Mr Bean’s Holiday
Anyone who, like me, is an admirer of Mr Bean — the inspired, not-quite mute fuss-budget with the rubber face created by Rowan Atkinson back in the 1980s — should love Mr Bean’s Holiday. Directed by Steve Bendelack, whose career to date has been in British television, it offers a realistic context for Mr Atkinson’s visual comedy by sending Mr Bean from cold, rainy London to the south of France. As his knowledge of French consists of oui, non and gracias, the language barrier gives many semi-realistic opportunities for his mugging and miming and pratfalls. Just to complicate things further, linguistically speaking, Mr Bean finds himself through a characteristic series of mishaps in charge of a Russian boy, who speaks neither English nor French.
The movie then follows the pair of them as Mr Bean tries to make his way to his holiday destination in spite of one seemingly disastrous accident after another, as the boy tries to make it back to his parents in Cannes, and as the parents try to have Mr Bean apprehended for kidnapping. But this is also a movie about watching movies. Mr Bean’s touristy videocam becomes a key plot device and the source of much of the film’s visual humor. Yet what could have been a post-modern conceit, is kept mostly within the bounds of movie realism.
Not that Mr Bendelack is above giving us one or two po mo jokes. In one, Mr Bean is hitch-hiking along a country road for reasons that are much too complicated (and hilarious) to go into. He comes upon a wooden shack that might be a tool shed or an outhouse. It doesn’t matter what it is or what it’s doing there. We never find out. Mr Bean must get stuck in it and then, somehow, get out again. It is a kind of magic box and, therefore, like the magician’s audience, we can only view it from the outside and speculate on what Mr Bean may be doing in there. The first thing he is doing, we can be told. With a mighty heave, he shoulders the thing off its foundation. Now we have the much funnier sight of the shack moving back and forth, its unusual powers of locomotion invisible to us, by the side of the road and actually into the road.
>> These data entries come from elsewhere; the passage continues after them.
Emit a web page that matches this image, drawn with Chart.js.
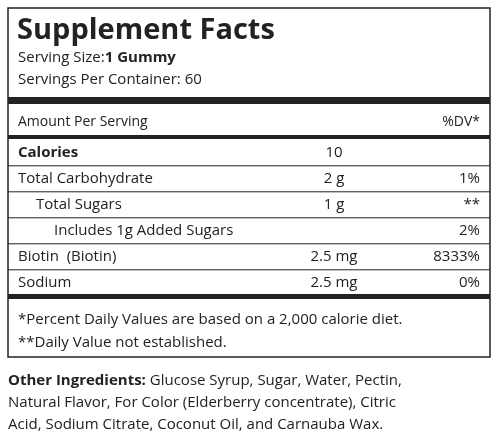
<!DOCTYPE html>
<html><head><meta charset="utf-8">
<script src="https://cdn.jsdelivr.net/npm/chart.js@4/dist/chart.umd.min.js"></script>
<style>html,body{margin:0;padding:0;background:#fff}#c{display:block}</style>
</head><body>
<canvas id="c" width="498" height="436"></canvas>
<script>
const rowNames = ['Calories', 'Total Carbohydrate', 'Total Sugars', 'Includes 1g Added Sugars', 'Biotin  (Biotin)', 'Sodium'];
const rowAmounts = ['10', '2 g', '1 g', '', '2.5 mg', '2.5 mg'];
const rowDV = ['', '1%', '**', '2%', '8333%', '0%'];
const rowIndent = [0, 0, 1, 2, 0, 0];
const servingSize = '1 Gummy';
const servings = '60';
const footnotes = ['*Percent Daily Values are based on a 2,000 calorie diet.', '**Daily Value not established.'];
const ingredients = ['Glucose Syrup, Sugar, Water, Pectin,', 'Natural Flavor, For Color (Elderberry concentrate), Citric', 'Acid, Sodium Citrate, Coconut Oil, and Carnauba Wax.'];

const F = '"Open Sans", Lato, sans-serif';
const labelPlugin = {
  id: 'label',
  afterDraw(chart) {
    const c = chart.ctx;
    c.save();
    c.fillStyle = '#222'; c.strokeStyle = '#222';
    c.lineWidth = 1.5;
    c.strokeRect(8, 8, 482, 349);
    c.textBaseline = 'middle';
    c.font = 'bold 29px ' + F;
    c.fillText('Supplement Facts', 17, 31);
    c.font = '15px ' + F;
    c.fillText('Serving Size:', 18, 58);
    const w = c.measureText('Serving Size:').width;
    c.font = 'bold 15px ' + F;
    c.fillText(servingSize, 18 + w, 58);
    c.font = '15px ' + F;
    c.fillText('Servings Per Container: ' + servings, 18, 80);
    c.fillRect(8, 97, 482, 7);
    c.font = '14px ' + F;
    c.fillText('Amount Per Serving', 18, 122);
    c.textAlign = 'right';
    c.fillText('%DV*', 480, 122);
    c.textAlign = 'left';
    c.fillRect(8, 135, 482, 4);
    const y = chart.scales.y;
    rowNames.forEach((n, i) => {
      const cy = y.getPixelForValue(i);
      c.font = (i === 0 ? 'bold 15px ' : '15px ') + F;
      c.fillText(n, 18 + rowIndent[i] * 18, cy);
      c.font = '15px ' + F;
      c.textAlign = 'center';
      c.fillText(rowAmounts[i], 334, cy);
      c.textAlign = 'right';
      c.fillText(rowDV[i], 480, cy);
      c.textAlign = 'left';
      if (i < rowNames.length - 1) {
        c.lineWidth = 1;
        c.beginPath();
        const ly = cy + 12.8;
        c.moveTo(8, ly); c.lineTo(490, ly); c.stroke();
      }
    });
    c.fillRect(8, 294, 482, 5);
    c.font = '15px ' + F;
    c.fillText(footnotes[0], 18, 320);
    c.fillText(footnotes[1], 18, 343);
    c.font = 'bold 15px ' + F;
    c.fillText('Other Ingredients:', 8, 381);
    const w2 = c.measureText('Other Ingredients: ').width;
    c.font = '15px ' + F;
    c.fillText(ingredients[0], 8 + w2, 381);
    c.fillText(ingredients[1], 8, 403);
    c.fillText(ingredients[2], 8, 425);
    c.restore();
  }
};

new Chart(document.getElementById('c'), {
  type: 'bar',
  data: { labels: rowNames, datasets: [{ data: rowNames.map(() => 0), backgroundColor: 'transparent' }] },
  options: {
    responsive: false, animation: false, indexAxis: 'y',
    layout: { padding: { top: 140, bottom: 140 } },
    plugins: { legend: { display: false }, tooltip: { enabled: false } },
    scales: {
      x: { display: false },
      y: { display: false, type: 'category', offset: true }
    }
  },
  plugins: [labelPlugin]
});
</script>
</body></html>
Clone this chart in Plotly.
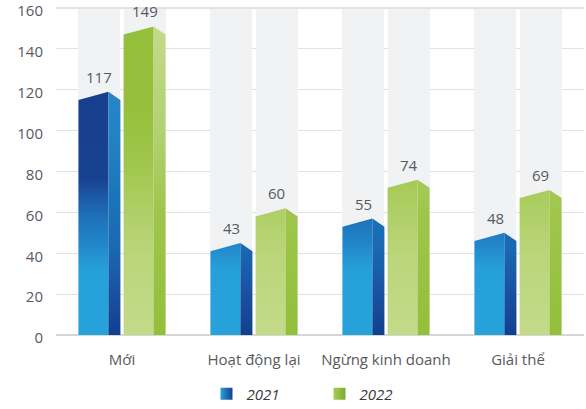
import plotly.graph_objects as go

# ---- data ----
categories = ["Mới", "Hoạt động lại", "Ngừng kinh doanh", "Giải thể"]
years = ["2021", "2022"]
values_2021 = [117, 43, 55, 48]
values_2022 = [149, 60, 74, 69]
y_ticks = [0, 20, 40, 60, 80, 100, 120, 140, 160]

Y_MAX = 160
FONT = "Open Sans"
TEXT_COLOR = "#58595b"

# ---- bar geometry (in category units) ----
BAR_W = 0.318          # front + side face
FRONT = 0.227          # width of the front face
GAP = 0.024            # white gap between the two bars of a group
BEVEL = 2.0            # half-height of the slanted top, in value units

# vertical colour gradients (position 0 = value 0, 1 = value Y_MAX)
styles = {
    "2021": {
        "front": [[0, "#27a2da"], [0.2, "#26a0d8"], [0.27, "#2288cc"],
                  [0.35, "#1e74bb"], [0.42, "#1c5aa8"], [0.48, "#18418f"],
                  [1, "#173d8c"]],
        "side": [[0, "#123f8f"], [0.12, "#1a50a0"], [0.27, "#1a69b3"],
                 [0.4, "#1a72b9"], [0.6, "#2382c4"], [1, "#2c8acb"]],
        "legend": ("#27a2da", "#143f90"),
    },
    "2022": {
        "front": [[0, "#c3db8a"], [0.25, "#bad57a"], [0.38, "#aecf66"],
                  [0.55, "#9ec548"], [0.7, "#96c03c"], [1, "#94bf3a"]],
        "side": [[0, "#93bf3a"], [0.38, "#9fc64b"], [0.62, "#b2d172"],
                 [0.93, "#c2da88"], [1, "#c3db8a"]],
        "legend": ("#a9cd58", "#7aac2e"),
    },
}

series = {"2021": values_2021, "2022": values_2022}
left_offsets = {"2021": -GAP / 2 - BAR_W, "2022": GAP / 2}

fig = go.Figure()

# light background columns behind every bar
for year in years:
    fig.add_trace(go.Bar(
        x=[i + left_offsets[year] + BAR_W / 2 for i in range(len(categories))],
        y=[Y_MAX] * len(categories),
        width=BAR_W,
        marker=dict(color="#f1f2f4", line=dict(width=0)),
        showlegend=False, hoverinfo="skip",
    ))

# bars drawn as a front face and a side face with a peaked top
for year in years:
    st = styles[year]
    for i, v in enumerate(series[year]):
        x0 = i + left_offsets[year]
        x1 = x0 + FRONT
        x2 = x0 + BAR_W
        faces = {
            "front": ([x0, x1, x1, x0, x0], [v - BEVEL, v + BEVEL, 0, 0, v - BEVEL]),
            "side": ([x1, x2, x2, x1, x1], [v + BEVEL, v - BEVEL, 0, 0, v + BEVEL]),
        }
        for face, (xs, ys) in faces.items():
            fig.add_trace(go.Scatter(
                x=xs, y=ys, mode="lines", fill="toself",
                line=dict(width=0, color="rgba(0,0,0,0)"),
                fillgradient=dict(type="vertical", colorscale=st[face],
                                  start=0, stop=Y_MAX),
                showlegend=False, hoverinfo="skip",
            ))
        fig.add_annotation(
            x=x0 + BAR_W / 2, y=v + BEVEL, text=str(v), showarrow=False,
            yanchor="bottom", yshift=3,
            font=dict(family=FONT, size=15, color=TEXT_COLOR),
        )

# legend entries
for year in years:
    c0, c1 = styles[year]["legend"]
    fig.add_trace(go.Scatter(
        x=[None], y=[None], mode="markers", name=year,
        marker=dict(symbol="square", size=13, color=c0,
                    gradient=dict(type="horizontal", color=c1)),
    ))

# heavier rule along the top of the value axis
fig.add_shape(type="line", xref="paper", yref="y", x0=0, x1=1,
              y0=Y_MAX, y1=Y_MAX, line=dict(color="#e2e2e2", width=2),
              layer="above")

fig.update_layout(
    width=586, height=409,
    margin=dict(l=56, r=2, t=7, b=74, autoexpand=False),
    paper_bgcolor="white", plot_bgcolor="white",
    barmode="overlay", bargap=0,
    showlegend=True,
    legend=dict(orientation="h", x=0.285, xanchor="left",
                yref="container", y=15 / 409, yanchor="middle",
                entrywidth=68,
                font=dict(family=FONT, size=15, color="#3a3a3a", style="italic"),
                itemsizing="constant"),
    font=dict(family=FONT, size=15, color=TEXT_COLOR),
)
fig.update_xaxes(
    range=[-0.5, len(categories) - 0.5],
    tickmode="array", tickvals=list(range(len(categories))), ticktext=categories,
    showgrid=False, zeroline=False, showline=False,
    ticks="", ticklabelstandoff=14,
    tickfont=dict(family=FONT, size=15, color=TEXT_COLOR),
)
fig.update_yaxes(
    range=[0, Y_MAX + 0.5], tickmode="array", tickvals=y_ticks,
    showgrid=True, gridcolor="#e2e2e2", gridwidth=1,
    zeroline=True, zerolinecolor="#d6d6d6", zerolinewidth=2,
    showline=False, ticks="", ticklabelstandoff=12, ticklabelshift=3,
    ticklabeloverflow="allow",
    tickfont=dict(family=FONT, size=15, color=TEXT_COLOR),
)

fig.write_html("out.html")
Oh no! Can it be that the shack with Mr Bean in it is going to be flattened by that approaching tractor-trailer, which we identify by its air-horn off camera? Surely he will lurch out of its way? But for once the camera plays coy with us and will not allow us to see what happens as the shack wanders out of the frame. There is a crash, as of splintering wood, and Mr Bean, now shack-less, comes wandering back into the frame looking pleased with himself as he brushes pieces of wood out of his hair and clothes.
It’s a brilliant comic bit, but it also violates, post-modern style, the unwritten compact by which the viewer is led to expect that, however bizarre and zany Mr Bean’s adventures become — and they become very bizarre and zany indeed — they will not violate the canons of realism. Afterwards, the film goes back to being realistic with a smug grin on its face. There are two other occasions when a similar trick is performed and the otherwise almost exclusively visual humor gives way to a specifically non-visual gag in order to cover an apparently impossible event. The humor in each case is a thing of the moment and perceptibly off-center with the rest of the film. But if you’re willing to go with the po mo flow, it’s good for a laugh — partly at ourselves and partly at the film-makers, though not, in this case, at Mr Bean.
Yet it also reminds us, by its very difference from the rest of the picture, how very funny Mr Bean himself is when the camera plays it straight and lets him do what he does best. At two or three points, I was helpless with laughter — Mr Atkinson’s lip-synching to O Mio Babbino Caro from “Gianni Schicchi” is worth a particular mention — and always it was at stunts that might have been done on a stage and didn’t rely on any sort of “movie magic.”
In a way this is a joke at the expense of movie-makers, and the climax is precisely that. Willem Dafoe plays an annoyingly pretentious and self-absorbed director at a Cannes premiere which Mr Bean completely disrupts — in the process making his boring movie into something that wins rapturous applause. Like Mr Bean himself, Mr Bean’s Holiday is the movies’ revenge on those who make movies about themselves — which makes its final scene another po mo joke as the film-makers, like Mr Bean, in effect turn the videocam on themselves. You also might want to stick around through the end-credits for the coda that makes a similar point better than I can — and for Mr Bean’s third word of French, not counting gracias.